Siamo il Paese
dei «matusa»

Siamo il Paese dei matusa. Ce lo conferma l’ultimo rapporto Istat. L’indice di vecchiaia (che si calcola dividendo il numero di italiani sopra i 65 anni per quello di chi ha meno di 15 anni) nel 2018 ha raggiunto quota 168,9, un nuovo record nazionale, come ci fa sapere l’Istituto di statistica nello studio «Noi Italia». Per il tasso di fecondità, invece, l’Italia è ultima in Europa insieme alla Spagna.

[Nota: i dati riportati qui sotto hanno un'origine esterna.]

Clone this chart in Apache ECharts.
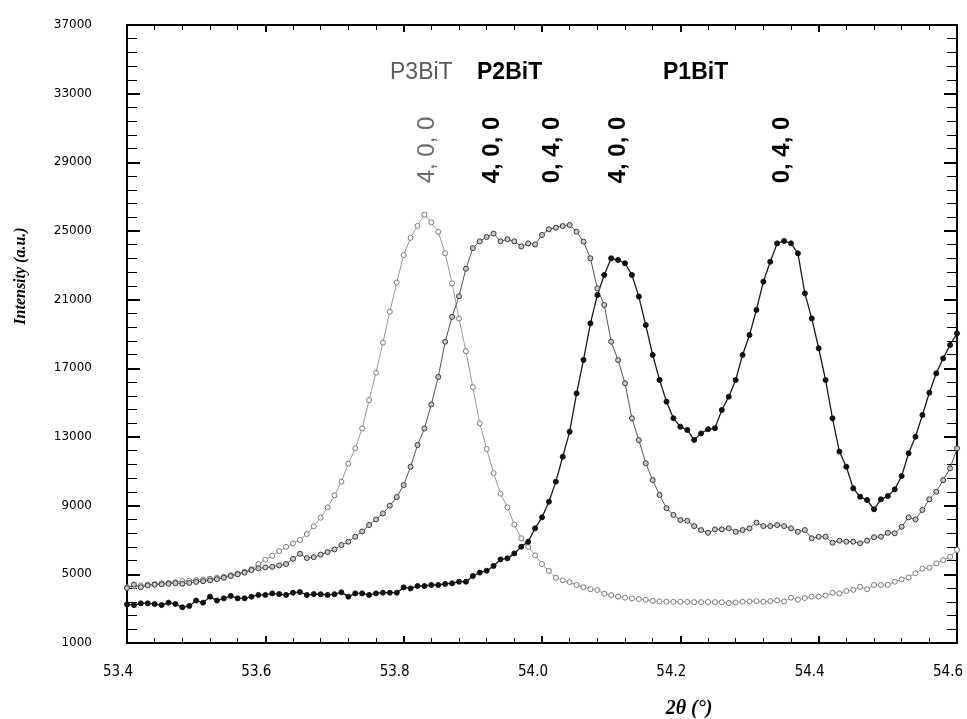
<!DOCTYPE html>
<html>
<head>
<meta charset="utf-8">
<script src="https://cdn.jsdelivr.net/npm/echarts@6/dist/echarts.min.js"></script>
<style>
  html, body { margin: 0; padding: 0; background: #fff; }
  #chart { width: 967px; height: 719px; }
</style>
</head>
<body>
<div id="chart"></div>
<script>
// 2theta scan positions (deg)
const twoTheta = [
  53.40, 53.41, 53.42, 53.43, 53.44, 53.45, 53.46, 53.47, 53.48, 53.49,
  53.50, 53.51, 53.52, 53.53, 53.54, 53.55, 53.56, 53.57, 53.58, 53.59,
  53.60, 53.61, 53.62, 53.63, 53.64, 53.65, 53.66, 53.67, 53.68, 53.69,
  53.70, 53.71, 53.72, 53.73, 53.74, 53.75, 53.76, 53.77, 53.78, 53.79,
  53.80, 53.81, 53.82, 53.83, 53.84, 53.85, 53.86, 53.87, 53.88, 53.89,
  53.90, 53.91, 53.92, 53.93, 53.94, 53.95, 53.96, 53.97, 53.98, 53.99,
  54.00, 54.01, 54.02, 54.03, 54.04, 54.05, 54.06, 54.07, 54.08, 54.09,
  54.10, 54.11, 54.12, 54.13, 54.14, 54.15, 54.16, 54.17, 54.18, 54.19,
  54.20, 54.21, 54.22, 54.23, 54.24, 54.25, 54.26, 54.27, 54.28, 54.29,
  54.30, 54.31, 54.32, 54.33, 54.34, 54.35, 54.36, 54.37, 54.38, 54.39,
  54.40, 54.41, 54.42, 54.43, 54.44, 54.45, 54.46, 54.47, 54.48, 54.49,
  54.50, 54.51, 54.52, 54.53, 54.54, 54.55, 54.56, 54.57, 54.58, 54.59,
  54.60
]

// P3BiT intensity (a.u.)
const p3BiT = [
  4250, 4300, 4350, 4400, 4430, 4480, 4500, 4550, 4600, 4620,
  4660, 4700, 4740, 4800, 4860, 4950, 5050, 5150, 5300, 5600,
  5850, 6080, 6350, 6600, 6800, 7000, 7350, 7800, 8300, 8900,
  9600, 10400, 11450, 12350, 13500, 15150, 16750, 18500, 20300, 22000,
  23600, 24600, 25300, 25950, 25500, 24950, 23700, 21950, 19900, 18000,
  15900, 13800, 12300, 10900, 9700, 8900, 7900, 7100, 6600, 6100,
  5600, 5200, 4800, 4650, 4550, 4380, 4250, 4130, 4090, 3870,
  3790, 3700, 3640, 3600, 3560, 3520, 3460, 3420, 3410, 3400,
  3400, 3390, 3380, 3380, 3390, 3380, 3370, 3330, 3360, 3400,
  3420, 3440, 3400, 3440, 3480, 3420, 3640, 3520, 3620, 3700,
  3700, 3760, 3930, 3890, 4030, 4100, 4270, 4130, 4380, 4380,
  4390, 4570, 4700, 4820, 5060, 5330, 5380, 5640, 5830, 6020,
  6420
]

// P2BiT intensity (a.u.)
const p2BiT = [
  4200, 4400, 4250, 4350, 4400, 4420, 4450, 4480, 4450, 4500,
  4560, 4600, 4650, 4720, 4800, 4900, 5000, 5100, 5250, 5350,
  5400, 5440, 5520, 5600, 5900, 6200, 5950, 6000, 6150, 6300,
  6450, 6710, 6900, 7190, 7500, 7870, 8200, 8550, 9000, 9500,
  10200, 11270, 12530, 13500, 14900, 16500, 18550, 20000, 21200, 22800,
  24000, 24400, 24650, 24850, 24400, 24520, 24400, 24100, 24280, 24220,
  24770, 25100, 25190, 25290, 25350, 24960, 24380, 23410, 21660, 20690,
  18550, 17480, 16130, 14090, 12820, 11470, 10490, 9620, 8850, 8460,
  8160, 8120, 7810, 7580, 7420, 7620, 7620, 7680, 7480, 7580,
  7680, 8010, 7810, 7810, 7870, 7810, 7680, 7480, 7580, 7100,
  7190, 7190, 6840, 6960, 6900, 6900, 6810, 6960, 7160, 7190,
  7420, 7390, 7770, 8320, 8200, 8750, 9370, 9810, 10490, 11170,
  12340
]

// P1BiT intensity (a.u.)
const p1BiT = [
  3250, 3210, 3310, 3310, 3270, 3210, 3350, 3270, 3080, 3160,
  3470, 3350, 3700, 3470, 3600, 3740, 3600, 3600, 3700, 3800,
  3800, 3890, 3850, 3800, 3930, 3970, 3800, 3850, 3840, 3800,
  3840, 3950, 3700, 3890, 3890, 3800, 3890, 3930, 3930, 3930,
  4240, 4180, 4320, 4320, 4380, 4380, 4440, 4480, 4570, 4570,
  4900, 5100, 5210, 5490, 5870, 5930, 6220, 6610, 6900, 7680,
  8320, 9230, 10400, 11850, 13310, 15540, 17490, 19620, 21270, 22440,
  23410, 23310, 23120, 22440, 21180, 19520, 17780, 16320, 15060, 14090,
  13600, 13410, 12830, 13210, 13450, 13510, 14570, 15350, 16320, 17780,
  18940, 20400, 22050, 23210, 24280, 24420, 24280, 23700, 21370, 19910,
  18170, 16320, 14090, 12150, 11270, 10010, 9520, 9330, 8790, 9370,
  9560, 9950, 10730, 12050, 13020, 14280, 15580, 16710, 17580, 18360,
  19040
]

const xTicks = { min: 53.4, max: 54.6, step: 0.2 }
const yTicks = { min: 1000, max: 37000, step: 4000 }

const chart = echarts.init(document.getElementById('chart'))

function pairs (ys) {
  return twoTheta.map((x, i) => [x, ys[i]])
}

const axisLine = { show: true, onZero: false, lineStyle: { color: '#000', width: 2 } }

function xAxisCfg (pos, labels) {
  return {
    type: 'value',
    position: pos,
    min: xTicks.min,
    max: xTicks.max,
    interval: xTicks.step,
    axisLine: axisLine,
    axisTick: { show: true, inside: true, length: 7, lineStyle: { color: '#000', width: 2 } },
    minorTick: { show: true, splitNumber: 5, length: 5, lineStyle: { color: '#000', width: 1 } },
    splitLine: { show: false },
    axisLabel: {
      show: labels,
      margin: 22,
      padding: [0, 18, 0, 0],
      color: '#000',
      fontFamily: '"DejaVu Sans Condensed", "Liberation Sans Narrow", "Liberation Sans", sans-serif',
      fontSize: 15,
      formatter: v => v.toFixed(1)
    }
  }
}

function yAxisCfg (pos, labels) {
  return {
    type: 'value',
    position: pos,
    min: yTicks.min,
    max: yTicks.max,
    interval: yTicks.step,
    axisLine: axisLine,
    axisTick: { show: true, inside: true, length: 13, lineStyle: { color: '#000', width: 2 } },
    minorTick: { show: true, splitNumber: 5, length: 10, lineStyle: { color: '#000', width: 1 } },
    splitLine: { show: false },
    axisLabel: {
      show: labels,
      margin: 35,
      color: '#000',
      fontFamily: '"DejaVu Sans", sans-serif',
      fontSize: 12,
      formatter: v => String(Math.round(v))
    }
  }
}

function lineSeries (name, ys, lineColor, fill, border, width) {
  return {
    name: name,
    type: 'line',
    data: pairs(ys),
    symbol: 'circle',
    symbolSize: 5,
    showAllSymbol: true,
    animation: false,
    lineStyle: { color: lineColor, width: width },
    itemStyle: { color: fill, borderColor: border, borderWidth: 1 }
  }
}

// rotated hkl labels over the peaks
function hkl (text, x, color, weight) {
  return {
    type: 'text', x: x, y: 150, rotation: Math.PI / 2,
    style: {
      text: text, fill: color, align: 'center', verticalAlign: 'middle',
      font: weight + ' 24px "Liberation Sans", Arial, sans-serif'
    }
  }
}

function title (text, x, color, weight) {
  return {
    type: 'text', x: x, y: 73,
    style: {
      text: text, fill: color, align: 'left', verticalAlign: 'middle',
      font: weight + ' 23px "Liberation Sans", Arial, sans-serif'
    }
  }
}

chart.setOption({
  backgroundColor: '#fff',
  animation: false,
  grid: { left: 127, right: 10, top: 25, bottom: 76 },
  xAxis: [xAxisCfg('bottom', true), xAxisCfg('top', false)],
  yAxis: [yAxisCfg('left', true), yAxisCfg('right', false)],
  series: [
    lineSeries('P3BiT', p3BiT, '#9a9a9a', '#ffffff', '#7a7a7a', 1),
    lineSeries('P2BiT', p2BiT, '#555555', '#c8c8c8', '#3a3a3a', 1),
    lineSeries('P1BiT', p1BiT, '#1a1a1a', '#111111', '#111111', 1.3)
  ],
  graphic: [
    title('P3BiT', 390, '#5a5a5a', 'normal'),
    title('P2BiT', 477, '#000', 'bold'),
    title('P1BiT', 663, '#000', 'bold'),
    hkl('4, 0, 0', 427, '#6a6a6a', 'normal'),
    hkl('4, 0, 0', 492, '#000', 'bold'),
    hkl('0, 4, 0', 552, '#000', 'bold'),
    hkl('4, 0, 0', 618, '#000', 'bold'),
    hkl('0, 4, 0', 782, '#000', 'bold'),
    {
      type: 'text', x: 21, y: 276, rotation: Math.PI / 2,
      style: {
        text: 'Intensity (a.u.)', fill: '#000', align: 'center', verticalAlign: 'middle',
        font: 'italic bold 16px "Liberation Serif", "Times New Roman", serif'
      }
    },
    {
      type: 'text', x: 689, y: 709,
      style: {
        text: '2θ (°)', fill: '#000', align: 'center', verticalAlign: 'middle',
        font: 'italic bold 20px "Liberation Serif", "Times New Roman", serif'
      }
    }
  ]
})
</script>
</body>
</html>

Si attesta su una media di 1,32 figli per donna, in linea con il 2017, un valore sensibilmente inferiore alla cosiddetta «soglia di rimpiazzo» di 2,1 che garantirebbe il ricambio generazionale. Le madri hanno in media quasi 32 anni, mentre le più giovani risiedono nel Mezzogiorno. A livello europeo l’Italia, con quasi il 12 per cento degli oltre 512 milioni di abitanti dell’Ue, è il quarto Paese per importanza demografica dopo Germania, Francia e Regno Unito. Crescono, invece, i cittadini stranieri: Al primo gennaio 2018 ne risiedono in Italia 5,1 milioni, l’8,5 per cento del totale dei residenti. Rispetto a un anno prima aumentano di 97 mila unità. Ma anche tra gli stranieri l’indice di fecondità è in calo, in sintonia con il trend dei cittadini italiani.

È un quadro davvero sconsolante quello dell’Istat: si è ridotto anche il numero dei matrimoni. Il quoziente di nuzialità infatti scende a 3,2 matrimoni per mille abitanti. L’Italia è uno dei Paesi dove ci si sposa meno; solo Portogallo, Slovenia e Lussemburgo hanno un quoziente più basso. Non solo, ma è anche cresciuta la povertà, soprattutto nel Mezzogiorno. Un Paese di poveri e vecchi.

Quella della denatalità in Italia non è uno dei problemi è «il» problema. Purtroppo noi italiani, sia dal punto di vista della politica che della classe dirigente siamo malati di miopia, non riusciamo a vedere lontano. Per trovare personaggi all’altezza dobbiamo risalire agli anni del Dopoguerra, con i costituenti e i padri fondatori dell’Europa come De Gasperi o La Pira. Da allora è stato un lento tirare a campare, spostando la notte dei problemi più in là. Il debito pubblico ai massimi storici (2.316 miliardi di euro, il 132,8 per cento del Pil), che peserà sulle prossime generazioni, ne è l’emblema. Sembriamo destinati all’estinzione come dei lemming: le politiche familiari stanno a zero, o quasi, e il valore sociale della famiglia è pochissimo riconosciuto. L’anno prossimo sui banchi di scuola di prima elementare mancheranno all’appello 70 bambini ma noi vogliamo i porti chiusi e i confini con i muri alti e spessi per frenare «l’invasione» degli stranieri. Chi potrà salvarci dall’inverno demografico senza politiche familiari adeguate e nuova immigrazione?

Tutto questo ha ripercussioni sociali ed economiche in ogni ambito del Paese, compreso quello produttivo, naturalmente. Nel corso degli ultimi trent’anni il tasso netto di natalità delle imprese è passato dal tre per cento o più degli ultimi anni 80 all’uno per cento, per poi attestarsi negli ultimi dieci stabilmente sotto allo zero. Vuol dire che nascono meno imprese di quante ne muoiono. Ed è una ovvia conseguenza: perché sono i giovani gli «animal spirits», come direbbe Keynes, che creano nuove imprese, non certo gli anziani, che per forza di cose hanno una visione conservatrice anche in ambito aziendale a parte le dovute eccezioni. E anche i comparti dei servizi che sembravano crescere negli anni 90, hanno invertito la rotta nell’ultimo decennio senza apprezzabili ripensamenti. Qualcuno vuol fare qualcosa?